» **DATA BLOCK**
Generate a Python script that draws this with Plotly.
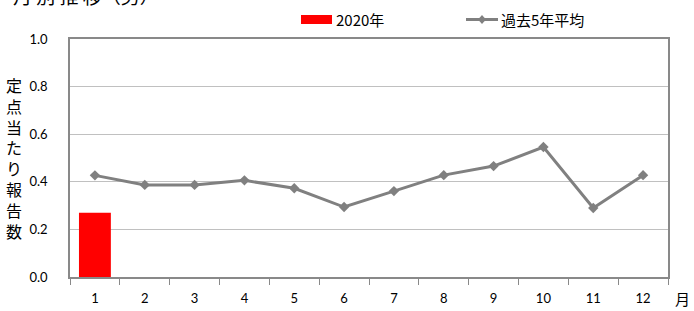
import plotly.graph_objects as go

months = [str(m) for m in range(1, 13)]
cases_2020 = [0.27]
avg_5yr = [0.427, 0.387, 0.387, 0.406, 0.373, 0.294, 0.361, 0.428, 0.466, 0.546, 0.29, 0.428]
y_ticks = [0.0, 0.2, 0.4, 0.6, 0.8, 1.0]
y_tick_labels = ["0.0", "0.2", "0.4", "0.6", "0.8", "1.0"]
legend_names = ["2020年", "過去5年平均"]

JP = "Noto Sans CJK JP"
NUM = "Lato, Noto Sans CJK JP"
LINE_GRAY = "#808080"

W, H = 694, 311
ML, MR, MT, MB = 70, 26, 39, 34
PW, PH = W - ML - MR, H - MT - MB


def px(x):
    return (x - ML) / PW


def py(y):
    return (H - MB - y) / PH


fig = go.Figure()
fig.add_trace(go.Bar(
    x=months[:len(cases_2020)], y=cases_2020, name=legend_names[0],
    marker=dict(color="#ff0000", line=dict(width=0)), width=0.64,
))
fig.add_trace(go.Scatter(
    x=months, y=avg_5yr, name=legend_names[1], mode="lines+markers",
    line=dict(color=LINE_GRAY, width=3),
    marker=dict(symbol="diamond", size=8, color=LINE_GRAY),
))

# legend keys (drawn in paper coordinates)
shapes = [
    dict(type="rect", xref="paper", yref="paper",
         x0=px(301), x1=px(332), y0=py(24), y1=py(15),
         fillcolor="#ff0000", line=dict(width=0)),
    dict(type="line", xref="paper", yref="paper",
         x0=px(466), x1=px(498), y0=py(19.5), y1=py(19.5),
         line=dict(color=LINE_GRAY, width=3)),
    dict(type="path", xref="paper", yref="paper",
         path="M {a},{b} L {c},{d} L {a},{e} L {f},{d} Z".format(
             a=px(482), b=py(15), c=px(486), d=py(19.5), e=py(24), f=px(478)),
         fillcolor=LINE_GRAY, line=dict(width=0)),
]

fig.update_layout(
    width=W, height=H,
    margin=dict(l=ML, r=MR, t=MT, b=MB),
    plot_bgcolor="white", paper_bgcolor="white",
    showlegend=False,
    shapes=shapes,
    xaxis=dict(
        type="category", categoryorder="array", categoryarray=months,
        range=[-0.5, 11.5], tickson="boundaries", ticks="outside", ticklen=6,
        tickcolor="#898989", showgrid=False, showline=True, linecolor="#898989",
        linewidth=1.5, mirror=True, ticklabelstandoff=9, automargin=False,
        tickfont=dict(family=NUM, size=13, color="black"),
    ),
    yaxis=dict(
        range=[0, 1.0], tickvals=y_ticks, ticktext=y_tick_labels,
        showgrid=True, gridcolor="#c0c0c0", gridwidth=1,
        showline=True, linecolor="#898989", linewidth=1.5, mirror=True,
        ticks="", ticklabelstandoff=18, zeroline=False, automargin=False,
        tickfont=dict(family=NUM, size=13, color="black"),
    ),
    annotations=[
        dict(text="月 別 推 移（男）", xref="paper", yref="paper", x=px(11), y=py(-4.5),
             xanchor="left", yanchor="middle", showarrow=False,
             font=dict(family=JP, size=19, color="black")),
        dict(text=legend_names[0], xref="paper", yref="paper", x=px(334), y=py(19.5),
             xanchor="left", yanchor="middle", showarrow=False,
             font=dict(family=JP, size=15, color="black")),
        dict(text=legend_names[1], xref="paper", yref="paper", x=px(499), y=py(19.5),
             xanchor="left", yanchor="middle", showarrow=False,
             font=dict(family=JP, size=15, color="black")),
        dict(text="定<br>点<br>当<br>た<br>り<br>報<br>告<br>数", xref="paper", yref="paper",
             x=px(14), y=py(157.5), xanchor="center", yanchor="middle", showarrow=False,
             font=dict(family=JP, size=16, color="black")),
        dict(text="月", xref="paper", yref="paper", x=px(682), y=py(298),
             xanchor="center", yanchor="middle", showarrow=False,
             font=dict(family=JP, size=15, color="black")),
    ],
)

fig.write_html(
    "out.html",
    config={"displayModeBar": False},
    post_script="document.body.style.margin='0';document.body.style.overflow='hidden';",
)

» **EXERCISE AIM**
Quote the listing above in full, except for the pictures.

» **CORRECT ANSWER**
Generate a Python script that draws this with Plotly.
import plotly.graph_objects as go

months = [str(m) for m in range(1, 13)]
cases_2020 = [0.27]
avg_5yr = [0.427, 0.387, 0.387, 0.406, 0.373, 0.294, 0.361, 0.428, 0.466, 0.546, 0.29, 0.428]
y_ticks = [0.0, 0.2, 0.4, 0.6, 0.8, 1.0]
y_tick_labels = ["0.0", "0.2", "0.4", "0.6", "0.8", "1.0"]
legend_names = ["2020年", "過去5年平均"]

JP = "Noto Sans CJK JP"
NUM = "Lato, Noto Sans CJK JP"
LINE_GRAY = "#808080"

W, H = 694, 311
ML, MR, MT, MB = 70, 26, 39, 34
PW, PH = W - ML - MR, H - MT - MB


def px(x):
    return (x - ML) / PW


def py(y):
    return (H - MB - y) / PH


fig = go.Figure()
fig.add_trace(go.Bar(
    x=months[:len(cases_2020)], y=cases_2020, name=legend_names[0],
    marker=dict(color="#ff0000", line=dict(width=0)), width=0.64,
))
fig.add_trace(go.Scatter(
    x=months, y=avg_5yr, name=legend_names[1], mode="lines+markers",
    line=dict(color=LINE_GRAY, width=3),
    marker=dict(symbol="diamond", size=8, color=LINE_GRAY),
))

# legend keys (drawn in paper coordinates)
shapes = [
    dict(type="rect", xref="paper", yref="paper",
         x0=px(301), x1=px(332), y0=py(24), y1=py(15),
         fillcolor="#ff0000", line=dict(width=0)),
    dict(type="line", xref="paper", yref="paper",
         x0=px(466), x1=px(498), y0=py(19.5), y1=py(19.5),
         line=dict(color=LINE_GRAY, width=3)),
    dict(type="path", xref="paper", yref="paper",
         path="M {a},{b} L {c},{d} L {a},{e} L {f},{d} Z".format(
             a=px(482), b=py(15), c=px(486), d=py(19.5), e=py(24), f=px(478)),
         fillcolor=LINE_GRAY, line=dict(width=0)),
]

fig.update_layout(
    width=W, height=H,
    margin=dict(l=ML, r=MR, t=MT, b=MB),
    plot_bgcolor="white", paper_bgcolor="white",
    showlegend=False,
    shapes=shapes,
    xaxis=dict(
        type="category", categoryorder="array", categoryarray=months,
        range=[-0.5, 11.5], tickson="boundaries", ticks="outside", ticklen=6,
        tickcolor="#898989", showgrid=False, showline=True, linecolor="#898989",
        linewidth=1.5, mirror=True, ticklabelstandoff=9, automargin=False,
        tickfont=dict(family=NUM, size=13, color="black"),
    ),
    yaxis=dict(
        range=[0, 1.0], tickvals=y_ticks, ticktext=y_tick_labels,
        showgrid=True, gridcolor="#c0c0c0", gridwidth=1,
        showline=True, linecolor="#898989", linewidth=1.5, mirror=True,
        ticks="", ticklabelstandoff=18, zeroline=False, automargin=False,
        tickfont=dict(family=NUM, size=13, color="black"),
    ),
    annotations=[
        dict(text="月 別 推 移（男）", xref="paper", yref="paper", x=px(11), y=py(-4.5),
             xanchor="left", yanchor="middle", showarrow=False,
             font=dict(family=JP, size=19, color="black")),
        dict(text=legend_names[0], xref="paper", yref="paper", x=px(334), y=py(19.5),
             xanchor="left", yanchor="middle", showarrow=False,
             font=dict(family=JP, size=15, color="black")),
        dict(text=legend_names[1], xref="paper", yref="paper", x=px(499), y=py(19.5),
             xanchor="left", yanchor="middle", showarrow=False,
             font=dict(family=JP, size=15, color="black")),
        dict(text="定<br>点<br>当<br>た<br>り<br>報<br>告<br>数", xref="paper", yref="paper",
             x=px(14), y=py(157.5), xanchor="center", yanchor="middle", showarrow=False,
             font=dict(family=JP, size=16, color="black")),
        dict(text="月", xref="paper", yref="paper", x=px(682), y=py(298),
             xanchor="center", yanchor="middle", showarrow=False,
             font=dict(family=JP, size=15, color="black")),
    ],
)

fig.write_html(
    "out.html",
    config={"displayModeBar": False},
    post_script="document.body.style.margin='0';document.body.style.overflow='hidden';",
)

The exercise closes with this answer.